> [EXERCISE DESCRIPTION]: Every entry must be echoed exactly.

[Recorded data]
● ● ● ● ● ● ●

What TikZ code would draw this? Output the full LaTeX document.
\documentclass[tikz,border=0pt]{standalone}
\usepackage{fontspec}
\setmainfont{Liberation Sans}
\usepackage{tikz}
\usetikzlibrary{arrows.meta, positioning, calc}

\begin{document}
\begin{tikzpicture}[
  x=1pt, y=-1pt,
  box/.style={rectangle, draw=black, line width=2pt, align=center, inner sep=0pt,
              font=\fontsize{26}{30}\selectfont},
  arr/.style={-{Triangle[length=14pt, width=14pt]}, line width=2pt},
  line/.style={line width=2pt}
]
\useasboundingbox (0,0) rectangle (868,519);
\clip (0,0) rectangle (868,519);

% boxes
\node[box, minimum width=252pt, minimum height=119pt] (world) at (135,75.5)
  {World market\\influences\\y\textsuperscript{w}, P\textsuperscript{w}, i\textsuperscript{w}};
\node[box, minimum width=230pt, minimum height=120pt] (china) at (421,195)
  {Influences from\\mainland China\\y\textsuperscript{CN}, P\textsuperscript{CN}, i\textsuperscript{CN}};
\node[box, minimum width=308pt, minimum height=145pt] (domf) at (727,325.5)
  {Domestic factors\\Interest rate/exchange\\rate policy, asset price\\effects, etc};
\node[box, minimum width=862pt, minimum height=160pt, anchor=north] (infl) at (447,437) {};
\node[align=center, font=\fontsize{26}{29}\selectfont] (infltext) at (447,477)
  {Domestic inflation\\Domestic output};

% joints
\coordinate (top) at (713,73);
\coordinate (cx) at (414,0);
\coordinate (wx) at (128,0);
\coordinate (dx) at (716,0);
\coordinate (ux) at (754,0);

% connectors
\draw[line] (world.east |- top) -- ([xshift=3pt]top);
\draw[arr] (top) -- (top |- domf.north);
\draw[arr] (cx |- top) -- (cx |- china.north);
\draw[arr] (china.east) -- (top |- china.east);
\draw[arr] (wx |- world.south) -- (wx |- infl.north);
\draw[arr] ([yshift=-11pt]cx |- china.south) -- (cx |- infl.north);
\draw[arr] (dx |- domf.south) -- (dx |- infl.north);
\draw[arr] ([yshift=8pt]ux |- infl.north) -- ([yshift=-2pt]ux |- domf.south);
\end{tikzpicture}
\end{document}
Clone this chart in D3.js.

● ● ● ● ● ● ●

> [WRITTEN SOLUTION]:
What TikZ code would draw this? Output the full LaTeX document.
\documentclass[tikz,border=0pt]{standalone}
\usepackage{fontspec}
\setmainfont{Liberation Sans}
\usepackage{tikz}
\usetikzlibrary{arrows.meta, positioning, calc}

\begin{document}
\begin{tikzpicture}[
  x=1pt, y=-1pt,
  box/.style={rectangle, draw=black, line width=2pt, align=center, inner sep=0pt,
              font=\fontsize{26}{30}\selectfont},
  arr/.style={-{Triangle[length=14pt, width=14pt]}, line width=2pt},
  line/.style={line width=2pt}
]
\useasboundingbox (0,0) rectangle (868,519);
\clip (0,0) rectangle (868,519);

% boxes
\node[box, minimum width=252pt, minimum height=119pt] (world) at (135,75.5)
  {World market\\influences\\y\textsuperscript{w}, P\textsuperscript{w}, i\textsuperscript{w}};
\node[box, minimum width=230pt, minimum height=120pt] (china) at (421,195)
  {Influences from\\mainland China\\y\textsuperscript{CN}, P\textsuperscript{CN}, i\textsuperscript{CN}};
\node[box, minimum width=308pt, minimum height=145pt] (domf) at (727,325.5)
  {Domestic factors\\Interest rate/exchange\\rate policy, asset price\\effects, etc};
\node[box, minimum width=862pt, minimum height=160pt, anchor=north] (infl) at (447,437) {};
\node[align=center, font=\fontsize{26}{29}\selectfont] (infltext) at (447,477)
  {Domestic inflation\\Domestic output};

% joints
\coordinate (top) at (713,73);
\coordinate (cx) at (414,0);
\coordinate (wx) at (128,0);
\coordinate (dx) at (716,0);
\coordinate (ux) at (754,0);

% connectors
\draw[line] (world.east |- top) -- ([xshift=3pt]top);
\draw[arr] (top) -- (top |- domf.north);
\draw[arr] (cx |- top) -- (cx |- china.north);
\draw[arr] (china.east) -- (top |- china.east);
\draw[arr] (wx |- world.south) -- (wx |- infl.north);
\draw[arr] ([yshift=-11pt]cx |- china.south) -- (cx |- infl.north);
\draw[arr] (dx |- domf.south) -- (dx |- infl.north);
\draw[arr] ([yshift=8pt]ux |- infl.north) -- ([yshift=-2pt]ux |- domf.south);
\end{tikzpicture}
\end{document}
Clone this chart in D3.js.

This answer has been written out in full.